Die wenigsten Fälle machen überhaupt noch Schlagzeilen. Nur die gesteigerte Aufmerksamkeit nach dem Mord an Emine Bulut bringt das Thema jetzt wieder auf die Tagesordnung. So berichteten türkische Medien kurz nach Buluts Tod, ein Mann im zentralanatolischen Konya habe seine Frau mit 20 Messerstichen ermordet – der mutmaßliche Täter ignorierte einen behördlichen Wohnungsverweis. Als ihn die Polizei nach seiner Festnahme fragte, ob er den Mord bereue, sagte der Mann, es sei um die „Ehre“ gegangen. Da gebe es keine Reue.

Trennung nicht akzeptiert

Im südtürkischen Gaziantep stach ein Mann auf seine Ehefrau in einem Krankenhaus ein, nachdem sie gerade ein Kind zur Welt gebracht hatte: Das Paar lebt seit einem halben Jahr getrennt, doch der Mann wollte dies nicht hinnehmen. Das Opfer kam mit schweren Verletzungen auf die Intensivstation.

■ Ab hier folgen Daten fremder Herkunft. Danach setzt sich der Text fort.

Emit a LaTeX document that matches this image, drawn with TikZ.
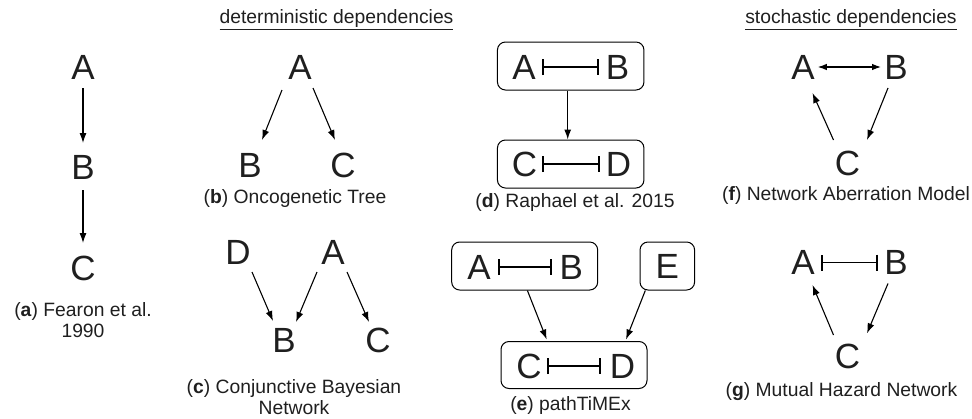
\documentclass[tikz,border=0pt]{standalone}
\usepackage{fontspec}
\setmainfont{Liberation Sans}
\usetikzlibrary{arrows.meta}
\begin{document}
\begin{tikzpicture}[x=1pt,y=-1pt,
 letter/.style={inner sep=0pt, font=\fontsize{35}{35}\selectfont, text=black!88},
 lab/.style={inner sep=0pt, font=\fontsize{19.3}{20.5}\selectfont, align=center, text=black!88},
 arr/.style={line width=1.1pt, -{Latex[length=10pt,width=7pt]}},
 inh/.style={line width=1.1pt, {Bar[width=16pt,line width=2pt]}-{Bar[width=16pt,line width=2pt]}},
 dbl/.style={line width=1.1pt, {Latex[length=9pt,width=6.5pt]}-{Latex[length=9pt,width=6.5pt]}},
 grp/.style={draw, rounded corners=8pt, line width=1pt, inner sep=0pt}]
\useasboundingbox (0,0) rectangle (972,418);
% titles
\node[lab] (t1) at (336.5,20) {\underline{deterministic dependencies}};
\node[lab] (t2) at (851,20) {\underline{stochastic dependencies}};
% (a)
\node[letter] (aA) at (83,67) {A};
\node[letter] (aB) at (83,167) {B};
\node[letter] (aC) at (83,268) {C};
\draw[arr] ([shift={(0,21)}]aA.center) -- ([shift={(0,-24)}]aB.center);
\draw[arr] ([shift={(0,23)}]aB.center) -- ([shift={(0,-25)}]aC.center);
\node[lab] (la) at (83,320) {(\textbf{a}) Fearon et al.\\1990};
% (b)
\node[letter] (bA) at (300,67) {A};
\node[letter] (bB) at (250,165) {B};
\node[letter] (bC) at (343,165) {C};
\draw[arr] ([shift={(-18,23)}]bA.center) -- ([shift={(12,-25)}]bB.center);
\draw[arr] ([shift={(13,21)}]bA.center) -- ([shift={(-8,-25)}]bC.center);
\node[lab] (lb) at (295,199) {(\textbf{b}) Oncogenetic Tree};
% (c)
\node[letter] (cD) at (238,252) {D};
\node[letter] (cA) at (333,252) {A};
\node[letter] (cB) at (284,340) {B};
\node[letter] (cC) at (378,340) {C};
\draw[arr] ([shift={(14,20)}]cD.center) -- ([shift={(-11,-19)}]cB.center);
\draw[arr] ([shift={(-16,20)}]cA.center) -- ([shift={(12,-18)}]cB.center);
\draw[arr] ([shift={(14,20)}]cA.center) -- ([shift={(-9,-18)}]cC.center);
\node[lab] (lc) at (294,397) {(\textbf{c}) Conjunctive Bayesian\\Network};
% (d)
\node[grp, minimum width=146.5pt, minimum height=48pt] (d1) at (570.7,66) {};
\node[grp, minimum width=146.5pt, minimum height=48pt] (d2) at (570.7,164) {};
\node[letter] (dA) at (524,67) {A};
\node[letter] (dB) at (617.5,67) {B};
\node[letter] (dC) at (524.5,164) {C};
\node[letter] (dD) at (618.5,164) {D};
\draw[inh] ([shift={(18,0)}]dA.center) -- ([shift={(-18.5,0)}]dB.center);
\draw[inh] ([shift={(17.5,0)}]dC.center) -- ([shift={(-19,0)}]dD.center);
\draw[arr] ([shift={(-3,0)}]d1.south) -- ([shift={(-3,0)}]d2.north);
\node[lab] (ld) at (575,203) {(\textbf{d}) Raphael et al. 2015};
% (e)
\node[grp, minimum width=146pt, minimum height=48pt] (e1) at (524.7,266) {};
\node[grp, minimum width=54.6pt, minimum height=48pt] (e2) at (667.3,266) {};
\node[grp, minimum width=146pt, minimum height=47pt] (e3) at (574,365) {};
\node[letter] (eA) at (479,267) {A};
\node[letter] (eB) at (571.4,267) {B};
\node[letter] (eE) at (667.3,266) {E};
\node[letter] (eC) at (529,366) {C};
\node[letter] (eD) at (622.4,366) {D};
\draw[inh] ([shift={(18.5,0)}]eA.center) -- ([shift={(-19.5,0)}]eB.center);
\draw[inh] ([shift={(17.7,0)}]eC.center) -- ([shift={(-21,0)}]eD.center);
\draw[arr] ([shift={(2.7,0)}]e1.south) -- ([shift={(-27.3,-1.5)}]e3.north);
\draw[arr] ([shift={(-22,0)}]e2.south) -- ([shift={(52,-1.5)}]e3.north);
\node[lab] (le) at (570.5,406) {(\textbf{e}) pathTiMEx};
% (f)
\node[letter] (fA) at (803,67) {A};
\node[letter] (fB) at (896,67) {B};
\node[letter] (fC) at (847.5,163) {C};
\draw[dbl] ([shift={(14.8,0)}]fA.center) -- ([shift={(-15,0)}]fB.center);
\draw[arr] ([shift={(-14,-23)}]fC.center) -- ([shift={(9.5,26)}]fA.center);
\draw[arr] ([shift={(-8,21)}]fB.center) -- ([shift={(19.5,-23)}]fC.center);
\node[lab] (lf) at (846,196) {(\textbf{f}) Network Aberration Model};
% (g)
\node[letter] (gA) at (803,262.5) {A};
\node[letter] (gB) at (896,262.5) {B};
\node[letter] (gC) at (847.5,356.7) {C};
\draw[inh] ([shift={(18.3,0)}]gA.center) -- ([shift={(-18.4,0)}]gB.center);
\draw[arr] ([shift={(-14,-21.7)}]gC.center) -- ([shift={(9.5,22.5)}]gA.center);
\draw[arr] ([shift={(-8,21)}]gB.center) -- ([shift={(19.5,-23.4)}]gC.center);
\node[lab] (lg) at (841.5,392) {(\textbf{g}) Mutual Hazard Network};
\end{tikzpicture}
\end{document}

Frauenverbände beklagen seit Jahren, das Land habe zwar seine Gesetze modernisiert, unternehme aber nichts gegen patriarchalische und frauenfeindliche Wertevorstellungen, die in vielen Fällen zu der Gewalt führten.

Auch nach dem Mord an Emine Bulut wurde deutlich, wie sehr diese Vorstellungen das Denken von Behördenvertretern bestimmen. So schrieb der Präsident des staatlichen Religionsamtes, Ali Erbas, über den Mord auf Twitter: Leben, Ehre und Rechte der Frauen seien im Islam unantastbar und den Männern anvertraut. Die Reaktion ließ nicht auf sich warten. „Ich bin niemandem anvertraut und habe dieselben Rechte wie ein Mann“, schrieb eine von vielen Frauen als Antwort an Erbas.